A) 物をのみこむ働きを「嚥下」といいますが、何らかの理由により嚥下機能が障害され、本来入るはずのない食べ物や唾液・消化液が気管の中にはいってしまい、同時に細菌が気道内に入り起こる肺炎を「誤嚥性肺炎」といいます。嚥下機能は加齢と共に低下するため、高齢者は誤嚥性肺炎を発症するリスクが高くなります。また嚥下の障害がおきうる脳梗塞やパーキンソン病などの神経疾患のある方の場合は、誤嚥性肺炎のリスクがより高くなります。

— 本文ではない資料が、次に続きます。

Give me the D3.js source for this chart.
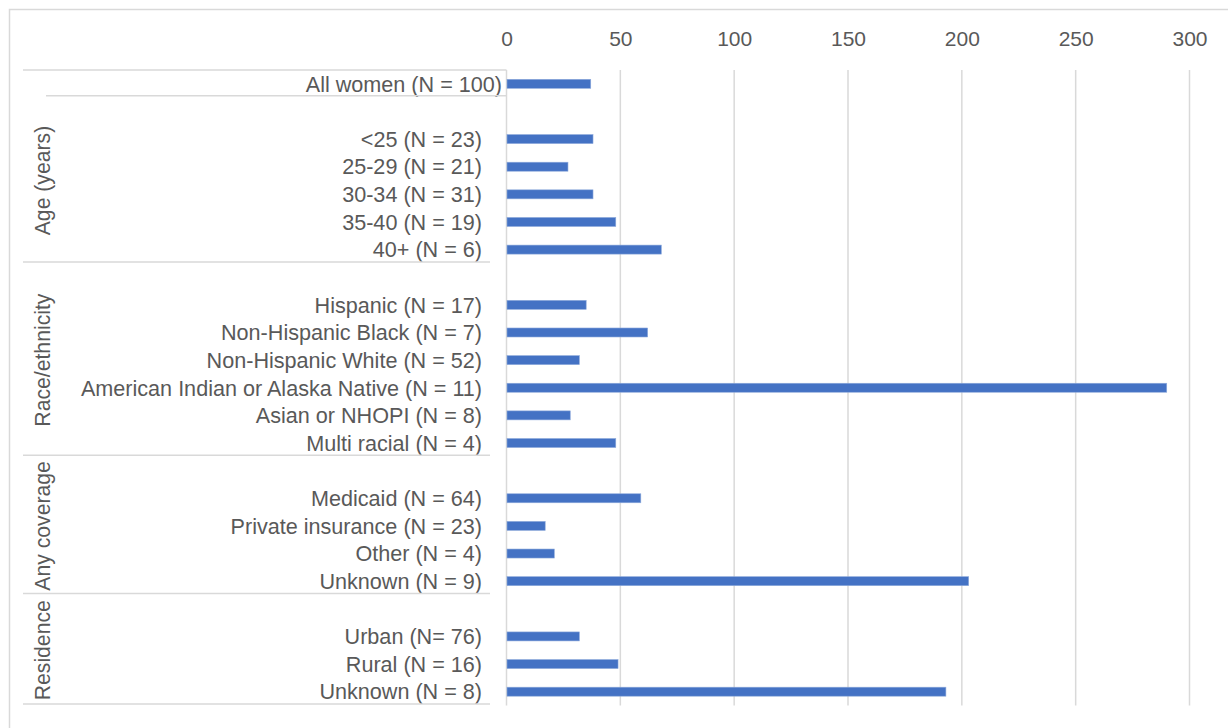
<!DOCTYPE html>
<html>
<head>
<meta charset="utf-8">
<script src="https://cdn.jsdelivr.net/npm/d3@7/dist/d3.min.js"></script>
<style>
  html, body { margin: 0; padding: 0; background: #fff; }
  svg { display: block; font-family: "Liberation Sans", Arial, sans-serif; }
</style>
</head>
<body>
<svg id="chart" width="1228" height="728"></svg>
<script>
// ---- data ----
const categories = [
  "All women (N = 100)",
  "", "<25 (N = 23)", "25-29 (N = 21)", "30-34 (N = 31)", "35-40 (N = 19)", "40+ (N = 6)",
  "", "Hispanic (N = 17)", "Non-Hispanic Black (N = 7)", "Non-Hispanic White (N = 52)",
  "American Indian or Alaska Native (N = 11)", "Asian or NHOPI (N = 8)", "Multi racial (N = 4)",
  "", "Medicaid (N = 64)", "Private insurance (N = 23)", "Other (N = 4)", "Unknown (N = 9)",
  "", "Urban (N= 76)", "Rural (N = 16)", "Unknown (N = 8)"
];
const values = [
  37,
  null, 38, 27, 38, 48, 68,
  null, 35, 62, 32, 290, 28, 48,
  null, 59, 17, 21, 203,
  null, 32, 49, 193
];
const groupNames = ["Age (years)", "Race/ethnicity", "Any coverage", "Residence"];
const groupFirst = [1, 7, 14, 19];
const groupLast  = [6, 13, 18, 22];
const tickValues = [0, 50, 100, 150, 200, 250, 300];

// ---- layout ----
const svg = d3.select("#chart");
const W = 1228, H = 728;
const plot = { left: 506.5, right: 1189.5, top: 70, bottom: 705.5 };
const textColor = "#595959", lineColor = "#d9d9d9", barColor = "#4472C4";
const fontSize = 21.6;

// outer chart border
svg.append("rect")
  .attr("x", 9.5).attr("y", 9.5).attr("width", W + 20).attr("height", H + 20)
  .attr("fill", "none").attr("stroke", lineColor).attr("stroke-width", 1.5);

const x = d3.scaleLinear().domain([0, 300]).range([plot.left, plot.right]);
const idx = d3.range(categories.length);
const y = d3.scaleBand().domain(idx).range([plot.top, plot.bottom]).paddingInner(0).paddingOuter(0);
const bw = y.bandwidth();
const barH = 9;

// gridlines
svg.append("g").selectAll("line").data(tickValues).join("line")
  .attr("x1", d => x(d)).attr("x2", d => x(d))
  .attr("y1", plot.top).attr("y2", plot.bottom)
  .attr("stroke", lineColor).attr("stroke-width", 1.5);

// top axis tick labels
const axis = d3.axisTop(x).tickValues(tickValues).tickSize(0).tickPadding(0);
const gAxis = svg.append("g").attr("transform", `translate(0,46)`).call(axis);
gAxis.select(".domain").remove();
gAxis.selectAll("text")
  .attr("fill", textColor).attr("font-size", 21)
  .attr("font-family", "'Liberation Sans', Arial, sans-serif")
  .attr("dy", "0");

// bars
svg.append("g").selectAll("rect").data(idx.filter(i => values[i] != null)).join("rect")
  .attr("x", x(0) + 0.5)
  .attr("y", i => y(i) + bw / 2 - barH / 2)
  .attr("width", i => x(values[i]) - x(0) - 0.5)
  .attr("height", barH)
  .attr("fill", barColor)
  .attr("stroke", "#8eaadb").attr("stroke-width", 0.6);

// category labels
svg.append("g").selectAll("text").data(idx.filter(i => categories[i] !== "")).join("text")
  .attr("x", i => i === 0 ? 502 : 482)
  .attr("y", i => y(i) + bw / 2)
  .attr("dy", "0.36em")
  .attr("text-anchor", "end")
  .attr("fill", textColor).attr("font-size", fontSize)
  .text(i => categories[i]);

// category axis separator lines
const sep = svg.append("g").attr("stroke", lineColor).attr("stroke-width", 1.5);
sep.append("line").attr("x1", 23).attr("x2", x(0)).attr("y1", plot.top).attr("y2", plot.top);
sep.append("line").attr("x1", 46).attr("x2", x(0)).attr("y1", y(0) + bw - 2).attr("y2", y(0) + bw - 2);
groupLast.forEach(l => {
  const yy = y(l) + bw - 1.5;
  sep.append("line").attr("x1", 23).attr("x2", 490).attr("y1", yy).attr("y2", yy);
});

// group labels (rotated)
groupNames.forEach((g, k) => {
  const cy = (y(groupFirst[k]) + y(groupLast[k]) + bw) / 2;
  svg.append("text")
    .attr("transform", `translate(42,${cy}) rotate(-90)`)
    .attr("text-anchor", "middle").attr("dy", "0.36em")
    .attr("fill", textColor).attr("font-size", 21.2)
    .text(g);
});
</script>
</body>
</html>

 予防には、口をつきだしたり横にひいたり、顎をうごかしたり舌を動かすような、いわゆる「嚥下訓練」を日常的に行うのが一つです。また口腔内を常に清潔にたもち、食べ物の残りかすや細菌を除去する「口腔ケア」も有効であることが報告されています。またどうしても誤嚥をしてしまう方については食事をペースト状にしたりとろみをつけたりするというのも一つの方法です。
 また誤嚥しやすい方は誤嚥をしてもむせたりすることがない場合もあるため、痰が絡んだり、咳がふえたり急に発熱がみられたりする場合、誤嚥性肺炎の可能性があります。そのような時は、はやめに病院を受診することをお勧めいたします。